→ **Recorded data**
++++++
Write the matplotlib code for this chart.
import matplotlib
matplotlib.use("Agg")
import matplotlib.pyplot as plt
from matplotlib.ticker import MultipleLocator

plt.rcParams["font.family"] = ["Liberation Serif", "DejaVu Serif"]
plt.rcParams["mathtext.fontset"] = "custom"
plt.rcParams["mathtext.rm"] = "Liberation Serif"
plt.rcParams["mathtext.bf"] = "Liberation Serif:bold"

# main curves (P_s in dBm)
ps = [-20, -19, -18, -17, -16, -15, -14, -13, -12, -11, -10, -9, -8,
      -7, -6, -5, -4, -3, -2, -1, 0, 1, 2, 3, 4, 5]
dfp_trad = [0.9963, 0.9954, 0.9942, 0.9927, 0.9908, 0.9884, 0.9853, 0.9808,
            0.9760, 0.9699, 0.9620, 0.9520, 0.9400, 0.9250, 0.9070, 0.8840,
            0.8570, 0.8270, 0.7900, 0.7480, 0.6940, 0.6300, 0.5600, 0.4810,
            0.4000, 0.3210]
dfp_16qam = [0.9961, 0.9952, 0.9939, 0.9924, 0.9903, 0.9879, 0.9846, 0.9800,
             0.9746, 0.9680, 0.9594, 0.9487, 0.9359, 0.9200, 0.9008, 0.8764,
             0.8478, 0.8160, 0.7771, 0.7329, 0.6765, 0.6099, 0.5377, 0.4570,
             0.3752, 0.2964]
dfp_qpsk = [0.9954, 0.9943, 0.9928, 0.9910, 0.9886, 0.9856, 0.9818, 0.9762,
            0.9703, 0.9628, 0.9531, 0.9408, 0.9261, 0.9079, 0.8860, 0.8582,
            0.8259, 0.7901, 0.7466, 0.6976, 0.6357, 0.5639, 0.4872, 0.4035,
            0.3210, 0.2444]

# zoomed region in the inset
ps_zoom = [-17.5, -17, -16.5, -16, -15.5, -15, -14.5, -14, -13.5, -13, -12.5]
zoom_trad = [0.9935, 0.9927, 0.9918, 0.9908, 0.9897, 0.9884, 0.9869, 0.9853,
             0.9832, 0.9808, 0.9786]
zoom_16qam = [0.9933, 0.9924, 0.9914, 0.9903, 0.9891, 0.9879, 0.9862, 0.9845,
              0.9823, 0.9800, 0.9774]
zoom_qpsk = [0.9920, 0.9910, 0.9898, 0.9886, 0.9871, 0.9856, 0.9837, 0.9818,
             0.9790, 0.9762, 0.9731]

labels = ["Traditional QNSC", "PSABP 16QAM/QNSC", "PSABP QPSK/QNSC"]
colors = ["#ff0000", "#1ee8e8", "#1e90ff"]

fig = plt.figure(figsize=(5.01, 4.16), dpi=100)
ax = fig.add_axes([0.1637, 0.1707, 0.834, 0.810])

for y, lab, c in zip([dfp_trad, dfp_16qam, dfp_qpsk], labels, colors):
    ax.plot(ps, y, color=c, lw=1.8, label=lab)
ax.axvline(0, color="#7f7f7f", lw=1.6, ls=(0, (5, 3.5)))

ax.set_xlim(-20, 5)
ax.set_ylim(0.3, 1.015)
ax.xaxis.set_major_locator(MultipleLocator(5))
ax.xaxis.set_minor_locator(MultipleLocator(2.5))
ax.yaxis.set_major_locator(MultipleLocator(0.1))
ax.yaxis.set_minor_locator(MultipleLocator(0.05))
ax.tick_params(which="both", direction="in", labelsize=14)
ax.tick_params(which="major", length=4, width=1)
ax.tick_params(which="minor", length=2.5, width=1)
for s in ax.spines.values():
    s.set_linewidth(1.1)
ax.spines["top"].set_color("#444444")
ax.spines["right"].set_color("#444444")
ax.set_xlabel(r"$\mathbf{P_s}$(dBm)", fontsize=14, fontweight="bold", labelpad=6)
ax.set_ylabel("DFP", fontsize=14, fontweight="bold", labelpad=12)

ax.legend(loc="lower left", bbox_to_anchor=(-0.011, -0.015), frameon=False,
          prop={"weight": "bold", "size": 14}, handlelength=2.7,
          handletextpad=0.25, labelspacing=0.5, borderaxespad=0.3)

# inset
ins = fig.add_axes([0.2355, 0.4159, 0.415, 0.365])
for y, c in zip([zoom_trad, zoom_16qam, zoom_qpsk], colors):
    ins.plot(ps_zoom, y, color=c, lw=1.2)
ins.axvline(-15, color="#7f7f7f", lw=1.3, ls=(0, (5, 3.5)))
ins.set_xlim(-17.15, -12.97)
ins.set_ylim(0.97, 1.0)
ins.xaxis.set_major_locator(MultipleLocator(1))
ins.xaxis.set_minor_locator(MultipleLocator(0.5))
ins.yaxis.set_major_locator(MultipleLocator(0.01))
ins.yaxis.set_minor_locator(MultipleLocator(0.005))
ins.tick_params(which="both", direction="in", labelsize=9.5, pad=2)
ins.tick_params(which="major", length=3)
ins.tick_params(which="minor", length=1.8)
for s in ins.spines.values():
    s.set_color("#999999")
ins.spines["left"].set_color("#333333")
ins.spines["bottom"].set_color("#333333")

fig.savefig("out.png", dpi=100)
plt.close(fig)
++++++
→ **Problem**
What is needed is an exact copy of the lines from the start of the listing through the line where "0.3210, 0.2444]" sits, please, both end lines included and nothing more.

→ **Result of the task**
Write the matplotlib code for this chart.
import matplotlib
matplotlib.use("Agg")
import matplotlib.pyplot as plt
from matplotlib.ticker import MultipleLocator

plt.rcParams["font.family"] = ["Liberation Serif", "DejaVu Serif"]
plt.rcParams["mathtext.fontset"] = "custom"
plt.rcParams["mathtext.rm"] = "Liberation Serif"
plt.rcParams["mathtext.bf"] = "Liberation Serif:bold"

# main curves (P_s in dBm)
ps = [-20, -19, -18, -17, -16, -15, -14, -13, -12, -11, -10, -9, -8,
      -7, -6, -5, -4, -3, -2, -1, 0, 1, 2, 3, 4, 5]
dfp_trad = [0.9963, 0.9954, 0.9942, 0.9927, 0.9908, 0.9884, 0.9853, 0.9808,
            0.9760, 0.9699, 0.9620, 0.9520, 0.9400, 0.9250, 0.9070, 0.8840,
            0.8570, 0.8270, 0.7900, 0.7480, 0.6940, 0.6300, 0.5600, 0.4810,
            0.4000, 0.3210]
dfp_16qam = [0.9961, 0.9952, 0.9939, 0.9924, 0.9903, 0.9879, 0.9846, 0.9800,
             0.9746, 0.9680, 0.9594, 0.9487, 0.9359, 0.9200, 0.9008, 0.8764,
             0.8478, 0.8160, 0.7771, 0.7329, 0.6765, 0.6099, 0.5377, 0.4570,
             0.3752, 0.2964]
dfp_qpsk = [0.9954, 0.9943, 0.9928, 0.9910, 0.9886, 0.9856, 0.9818, 0.9762,
            0.9703, 0.9628, 0.9531, 0.9408, 0.9261, 0.9079, 0.8860, 0.8582,
            0.8259, 0.7901, 0.7466, 0.6976, 0.6357, 0.5639, 0.4872, 0.4035,
            0.3210, 0.2444]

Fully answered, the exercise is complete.